In an effort to document how I arrived at this hypothesis – and to share with anybody who might be interested – I’ll share each step of my efforts so far in cracking this mystery.
So far the best, and perhaps only approach, is to start with what I know and move on from there. Here are some facts* I knew at the beginning:
- My great grandfather was named Herman Walter Beckstrom
- His dad was named John Francis Beckstrom
- John Beckstrom was born in Sweden
- Herman Beckstrom was born in Minnesota and died in December of 1973
Ok! That’s a place to start.
* even things I’m sure are “facts” can sometimes turn out to be false. Even strongly-held beliefs can be incorrect. Go figure!
First I scoured census records. I found a scan of the 1900 U.S. Census, which very helpfully gave me a bunch of great details: names, dates, address, and occupations (John is listed as “day laborer”). Here’s the 1900 Beckstrom home, via Google Street view:
Isn’t that cool!? That’s where they lived! Probably. I haven’t looked into whether the original house was demolished but just going by looks, I bet that house was around in 1900. Of course the picture wasn’t taken in 1900 but I still think it’s rad.
The Marriage License
More searching led to the marriage license of John and Ida.

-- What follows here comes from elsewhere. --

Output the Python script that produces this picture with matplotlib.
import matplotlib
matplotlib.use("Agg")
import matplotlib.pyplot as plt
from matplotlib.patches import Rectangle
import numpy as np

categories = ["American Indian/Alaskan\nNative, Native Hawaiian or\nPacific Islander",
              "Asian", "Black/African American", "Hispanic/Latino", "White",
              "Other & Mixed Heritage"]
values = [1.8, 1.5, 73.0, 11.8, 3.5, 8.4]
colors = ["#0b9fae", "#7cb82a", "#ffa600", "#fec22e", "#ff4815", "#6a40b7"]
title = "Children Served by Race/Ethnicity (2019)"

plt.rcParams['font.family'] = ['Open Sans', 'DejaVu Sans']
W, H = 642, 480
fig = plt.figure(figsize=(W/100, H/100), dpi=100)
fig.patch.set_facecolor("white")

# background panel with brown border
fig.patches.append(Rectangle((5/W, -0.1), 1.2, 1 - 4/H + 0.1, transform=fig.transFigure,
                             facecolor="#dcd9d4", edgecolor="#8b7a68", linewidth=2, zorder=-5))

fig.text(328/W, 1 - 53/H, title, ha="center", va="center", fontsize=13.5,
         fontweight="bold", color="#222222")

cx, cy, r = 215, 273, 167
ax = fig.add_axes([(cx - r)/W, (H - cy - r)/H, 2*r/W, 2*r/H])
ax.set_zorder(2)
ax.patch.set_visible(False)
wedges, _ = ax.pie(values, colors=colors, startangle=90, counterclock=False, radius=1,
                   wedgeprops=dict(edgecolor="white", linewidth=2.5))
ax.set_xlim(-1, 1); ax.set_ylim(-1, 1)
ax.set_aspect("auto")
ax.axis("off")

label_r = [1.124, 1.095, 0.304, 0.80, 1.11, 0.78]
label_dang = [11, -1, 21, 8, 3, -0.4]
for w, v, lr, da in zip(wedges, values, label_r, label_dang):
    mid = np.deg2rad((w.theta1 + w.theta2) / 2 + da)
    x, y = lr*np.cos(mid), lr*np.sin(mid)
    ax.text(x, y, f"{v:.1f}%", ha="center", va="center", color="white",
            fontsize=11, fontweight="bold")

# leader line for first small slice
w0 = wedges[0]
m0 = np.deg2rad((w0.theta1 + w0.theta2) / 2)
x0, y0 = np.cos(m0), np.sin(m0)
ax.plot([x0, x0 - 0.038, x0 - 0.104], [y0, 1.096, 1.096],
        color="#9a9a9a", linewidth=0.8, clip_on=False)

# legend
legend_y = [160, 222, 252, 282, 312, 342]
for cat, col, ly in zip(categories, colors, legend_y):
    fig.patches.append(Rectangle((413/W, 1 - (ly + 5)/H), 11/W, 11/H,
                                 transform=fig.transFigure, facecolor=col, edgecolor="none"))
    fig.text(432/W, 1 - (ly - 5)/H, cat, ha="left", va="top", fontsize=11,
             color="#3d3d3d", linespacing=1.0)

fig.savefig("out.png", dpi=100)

So far this hasn’t turned up any additional information other than the Beckstroms might have been Baptist, and a part of the congregation of the First Swedish Baptist Church in St. Paul. I learned that it was established in 1873 (just a few years before the wedding in 1887) and its first pastor was John Ongman– which could certainly be an anglicized version of the “Jon Angemann” (sp?) in the marriage certificate. The church has gone through many changes since the 1880s, and is now known as Life Point Church. Obviously I’ve emailed them to see if they might have some records.
Back to the Census
The first, second, and probably third time I saw the 1900 census I ignored a big clue. After coming up empty investigating other routes, I suddenly noticed that other person among the Beckstroms: Charles Bans. He is listed as “cousin.” Wait.. cousin? Perhaps if I could learn about his family, that would lead to mine. After all… if Charles is a cousin of my great great grandfather, then… well hey, he is part of my family.
Ok, who is this Charles Bans person?
I found him again in the 1880 U.S. Census, this time living in Pepin, Wisconsin, with a bunch of other folks with the same last name. Here he’s listed as “nephew.”

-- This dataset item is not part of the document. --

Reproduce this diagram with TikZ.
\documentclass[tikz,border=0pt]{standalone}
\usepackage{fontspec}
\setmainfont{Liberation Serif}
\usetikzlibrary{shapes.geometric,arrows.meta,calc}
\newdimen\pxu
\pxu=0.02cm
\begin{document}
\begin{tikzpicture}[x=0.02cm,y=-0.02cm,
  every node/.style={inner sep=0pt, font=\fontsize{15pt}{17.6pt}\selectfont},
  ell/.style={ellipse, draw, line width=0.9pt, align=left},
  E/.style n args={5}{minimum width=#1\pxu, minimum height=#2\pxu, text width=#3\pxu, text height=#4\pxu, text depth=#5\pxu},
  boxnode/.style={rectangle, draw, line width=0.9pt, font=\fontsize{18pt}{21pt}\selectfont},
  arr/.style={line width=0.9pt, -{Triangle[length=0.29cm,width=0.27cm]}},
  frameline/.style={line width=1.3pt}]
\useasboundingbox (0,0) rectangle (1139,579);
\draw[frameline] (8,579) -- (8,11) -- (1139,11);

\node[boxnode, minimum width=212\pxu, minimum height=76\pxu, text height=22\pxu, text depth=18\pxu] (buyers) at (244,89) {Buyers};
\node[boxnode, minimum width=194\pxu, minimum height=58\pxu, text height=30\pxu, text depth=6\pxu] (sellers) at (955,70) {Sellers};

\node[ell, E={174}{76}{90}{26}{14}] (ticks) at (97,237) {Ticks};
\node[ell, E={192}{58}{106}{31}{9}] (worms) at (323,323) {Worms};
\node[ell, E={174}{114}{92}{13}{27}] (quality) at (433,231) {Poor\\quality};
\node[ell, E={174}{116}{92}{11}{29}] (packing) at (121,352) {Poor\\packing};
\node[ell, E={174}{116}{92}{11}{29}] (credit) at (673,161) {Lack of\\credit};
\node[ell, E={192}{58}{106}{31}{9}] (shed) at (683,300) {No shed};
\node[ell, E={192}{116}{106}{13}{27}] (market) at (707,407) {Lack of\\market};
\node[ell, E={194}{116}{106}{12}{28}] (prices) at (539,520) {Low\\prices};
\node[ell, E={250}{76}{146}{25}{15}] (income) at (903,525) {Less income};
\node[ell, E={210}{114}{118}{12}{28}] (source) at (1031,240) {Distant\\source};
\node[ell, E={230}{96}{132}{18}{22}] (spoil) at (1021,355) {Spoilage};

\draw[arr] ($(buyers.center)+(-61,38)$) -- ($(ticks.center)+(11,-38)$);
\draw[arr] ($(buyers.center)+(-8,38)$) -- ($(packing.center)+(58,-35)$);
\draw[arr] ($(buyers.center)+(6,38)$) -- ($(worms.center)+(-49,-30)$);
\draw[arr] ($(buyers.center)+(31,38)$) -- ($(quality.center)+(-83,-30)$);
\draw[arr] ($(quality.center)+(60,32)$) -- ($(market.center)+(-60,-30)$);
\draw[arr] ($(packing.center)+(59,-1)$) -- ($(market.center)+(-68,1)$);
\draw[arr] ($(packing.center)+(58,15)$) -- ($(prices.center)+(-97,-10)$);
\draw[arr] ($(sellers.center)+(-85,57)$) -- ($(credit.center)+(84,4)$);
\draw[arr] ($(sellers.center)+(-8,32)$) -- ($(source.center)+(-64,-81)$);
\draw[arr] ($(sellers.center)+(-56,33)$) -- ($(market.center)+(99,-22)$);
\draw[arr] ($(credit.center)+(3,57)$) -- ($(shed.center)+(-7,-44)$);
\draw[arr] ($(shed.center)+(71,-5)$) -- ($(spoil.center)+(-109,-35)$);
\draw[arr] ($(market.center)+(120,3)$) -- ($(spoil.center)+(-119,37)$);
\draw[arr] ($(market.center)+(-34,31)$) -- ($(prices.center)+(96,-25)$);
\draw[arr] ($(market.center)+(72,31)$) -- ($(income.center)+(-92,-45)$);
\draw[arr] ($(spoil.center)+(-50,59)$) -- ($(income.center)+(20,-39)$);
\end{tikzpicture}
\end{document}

In the census, both times I found him, Charles is listed as “Charles Bans.” I couldn’t find any mention of a Charles Bans the right age in any other documents. I switched gears and started looking into the other Bans folks. After all, they would be my family too!
At this point, here’s what I knew about this family:
- August Bans was born in April of 1828, got married in 1850, and immigrated to the US from Sweden in 1868
- Christene Bans was born in May of 1830, got married in 1850, and immigrated to the US from Sweden in 1868
- Anna Bans was born in April of 1860, immigrated to the US from Sweden in 1868, and lived with her parents in 1900
- The Bans family lived in Pepin, Wisconsin from at least 1870 until 1900
- Looking at the birthplaces of the children, Gustave (b 1858) and Anna (b 1860) were born in Sweden, Lena (b 1870) was born in Wisconsin. This suggests that the family moved from Sweden to Wisconsin between 1860 and 1870. This seems to match up with August and Christene immigrating in 1868
Also, going back over the 1880 census, farther down on the page, I found another family: Banson. Louis, Louisa, Charles, and Clara. All born in Sweden. Charles’ birth year matches “Charles Bans'” birth year of around 1860. I know it wasn’t uncommon for related families to live close to one another, even if their last names were spelled differently.
This is when I descended a rabbit hole of phonetics. I got flashbacks from my Spanish linguistics class in college.
I found August Bance/Bonce/Bans/Banse a few times, but sometimes his name was recorded as “Angus.” Looking closely at the actual (scan) of the document, I can see how somebody transcribed it as “Angus.” I was still pretty sure I was looking at “August.” I collected facts about the family,
I tried every combination of letters I could think of. I searched for bans, bants, bance, bonce, bahen, bahens, bands, bansen, bengtsen, bengtson, bents, banse, bone, banee, bance, bång, bengt… christine, christina, christa, kristine, kristene, kristina, kris, chris… august, aug, angier, angus, ankus, aukus… gustaf, gustave, gustaf, gust, gost… john, johan, johannes, johns, jons, jon… charlie, karl, carl, karles, karle…
And then I found them.
The Bengtssons come to Amerika
I knew I was looking for an August /Bans/ born somewhere around 1826-1828, and the census helpfully gave me his birth month of November. When I finally found the right combination of letters, words, and search terms, I found a huge clue: a record of the family leaving Sweden and heading to America.
It doesn’t take too much creativity to imagine Johan becoming John, Kristina Sofia becoming Christene Sophia, or Bengt Gustaf becoming Gustaf Bengt Bans. The emigration year is right, the names are pretty dang close.
This could be it!
But if this was it, why was August’s birth year incorrect? Based on the censuses, he was born in April of 1828, not November of 1826. Was this a false lead, or was it simply a matter of human error in recording his birthday? Was it possible there was another family from Sweden with August and Kristina as heads of the household, with children Johan, Anna, and Gustaf, and a last name of Bengtsson/Bengtsdotter, whose birthdates mostly line up with the family I found in Wisconsin? And are they actually related to my great great grandfather?